Everyone pretty much went over the process already (mix 1 part developer to 1 part dye, brush on with tint brush, wait 20 minutes, rinse) but I figured a shopping list in one place might help.

OPTIONAL, TO CUT DOWN ON MESS:

-1 thrift store or old t-shirt

-1 black towel, for drying your hair post-rinse

-1 roll paper towels

-1 bottle bathroom cleaner with bleach

I find if you wipe up any spills quickly most dyes will not stain most countertops. If it does stain, don't freak out; let the bleach cleaner sit there for a long time and, in my case at least, it always comes out. With a tint brush and small amounts of dye, there should be much less drippage than with a full head of dye applied with a bottle.
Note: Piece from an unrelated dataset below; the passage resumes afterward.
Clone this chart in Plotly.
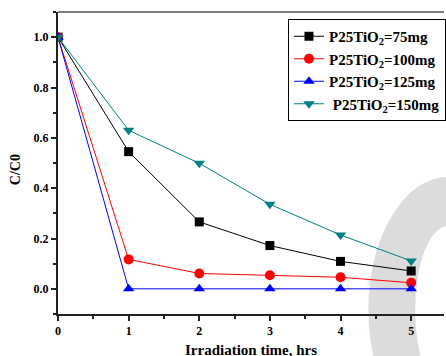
import plotly.graph_objects as go

time_hrs = [0, 1, 2, 3, 4, 5]
c_75mg = [1.0, 0.545, 0.266, 0.172, 0.109, 0.071]
c_100mg = [1.0, 0.117, 0.061, 0.054, 0.046, 0.024]
c_125mg = [1.0, 0.0, 0.0, 0.0, 0.0, 0.0]
c_150mg = [1.0, 0.630, 0.499, 0.336, 0.214, 0.111]

names = ["P25TiO<sub>2</sub>=75mg", "P25TiO<sub>2</sub>=100mg",
         "P25TiO<sub>2</sub>=125mg", " P25TiO<sub>2</sub>=150mg"]
series = [c_75mg, c_100mg, c_125mg, c_150mg]
colors = ["#000000", "#ff0000", "#0000ff", "#008080"]
symbols = ["square", "circle", "triangle-up", "triangle-down"]
sizes = [9, 10, 10, 10]

FONT = "Liberation Serif"

fig = go.Figure()
for name, ys, col, sym, sz in zip(names, series, colors, symbols, sizes):
    fig.add_trace(go.Scatter(
        x=time_hrs, y=ys, name=name, mode="lines+markers",
        line=dict(color=col, width=1),
        marker=dict(symbol=sym, size=sz, color=col),
    ))

W, H = 446, 356
L, R, T, B = 58, 0, 12, 42
pw, ph = W - L - R, H - T - B

def px(x):
    return (x - L) / pw

def py(y):
    return (H - B - y) / ph

shapes = [
    # grey watermark ring
    dict(type="circle", xref="paper", yref="paper", layer="below",
         x0=px(370), x1=px(530), y0=py(443), y1=py(177),
         fillcolor="#dcdcdc", line=dict(width=0)),
    dict(type="circle", xref="paper", yref="paper", layer="below",
         x0=px(417), x1=px(483), y0=py(394), y1=py(226),
         fillcolor="#ffffff", line=dict(width=0)),
    # top frame line
    dict(type="line", xref="paper", yref="paper", x0=0, x1=1, y0=1, y1=1,
         line=dict(color="#7f7f7f", width=2)),
]

fig.update_layout(
    width=W, height=H,
    margin=dict(l=L, r=R, t=T, b=B, pad=0),
    paper_bgcolor="white", plot_bgcolor="white",
    font=dict(family=FONT, color="black"),
    showlegend=True,
    legend=dict(x=px(448), xanchor="right", y=py(19), yanchor="top",
                bordercolor="black", borderwidth=1, bgcolor="white",
                font=dict(family=FONT, size=15, color="black", weight="bold"),
                tracegroupgap=0, itemwidth=30),
    shapes=shapes,
    annotations=[
        dict(text="<b>C/C0</b>", xref="paper", yref="paper", x=px(15), y=py(170),
             xanchor="center", yanchor="middle",
             showarrow=False, textangle=-90, font=dict(family=FONT, size=14)),
        dict(text="<b>Irradiation time, hrs</b>", xref="paper", yref="paper",
             x=0.5, y=py(349.5), xanchor="center", yanchor="middle",
             showarrow=False, font=dict(family=FONT, size=15)),
    ],
)

fig.update_xaxes(
    range=[0, pw / 71.0], tickmode="linear", tick0=0, dtick=1,
    ticks="outside", ticklen=5, tickwidth=1.5, tickcolor="#222",
    showline=True, linecolor="#222", linewidth=2,
    showgrid=False, zeroline=False,
    tickfont=dict(family=FONT, size=12, weight="bold"),
    minor=dict(dtick=0.5, ticks="outside", ticklen=3, tickcolor="#222", showgrid=False),
)
fig.update_yaxes(
    range=[-0.1, 1.1], tickmode="linear", tick0=0, dtick=0.2, tickformat=".1f",
    ticks="outside", ticklen=5, tickwidth=1.5, tickcolor="#222",
    showline=True, linecolor="#222", linewidth=2,
    showgrid=False, zeroline=False,
    tickfont=dict(family=FONT, size=12, weight="bold"),
    minor=dict(dtick=0.1, ticks="outside", ticklen=3, tickcolor="#222", showgrid=False),
)

fig.write_html("out.html")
This entire list should cost you less than one trip to the salon, your developer will last forever, and one bottle of dye might last three touch-ups.
posted by Juliet Banana at 3:59 AM on September 14, 2009


If you do use a bleach cleaner on your countertops as Juliet Banana suggests, check that it won't harm your countertop.
posted by runningwithscissors at 6:05 AM on September 14, 2009


Do you have a good relationship with your hairdresser? If so, tell her you would like to do touch ups at home, and ask her what dye she uses - then buy that from a beauty supply store (or maybe even from her). Then when you come in for a full re-dye there won't be a chance for an uneven color transfer.

Like what a lot of people said above, you don't need to mix the full bottle. Almost all dyes are half developer, half color. Just do what you need and apply with a tint brush or paintbrush.

Please don't use a semi/demi-permanent dye. It could lead to an unpleasant coloring situation when you go back to your salon. That stuff can be harder to get out of your hair than permanent dye, especially if you accidentally get a red-based black rather than a blue-based black.
posted by elsietheeel at 7:59 AM on September 14, 2009


The product may be called, "Just For Men", but it sounds like it's exactly what you need - a dye that targets and covers up a few greys.

There's even a version intended for beards, which uses a small brush to paint a little right where the grey is.
posted by Citrus at 8:08 AM on September 14, 2009


How anti-mess are you? A natural, mix-as-much-as-you-need alternative is Lush's Noir Henna. I like the smell -- it's something like hay or grass and doesn't last more than a day or so. You'll want to do a test strand, of course, and will probably have to leave it on a while to cover white hair. It covers most of my gray, and what I like is that when it does fade out, it fades rather than turning orange or looking like hell. It just seems better for my hair.

But it is a mess to apply, and takes a little longer.
posted by theredpen at 9:38 AM on September 14, 2009


I've never used Lush's products, but if you're considering using henna in general, you're going to want to research the interaction between chemically dyed hair and henna.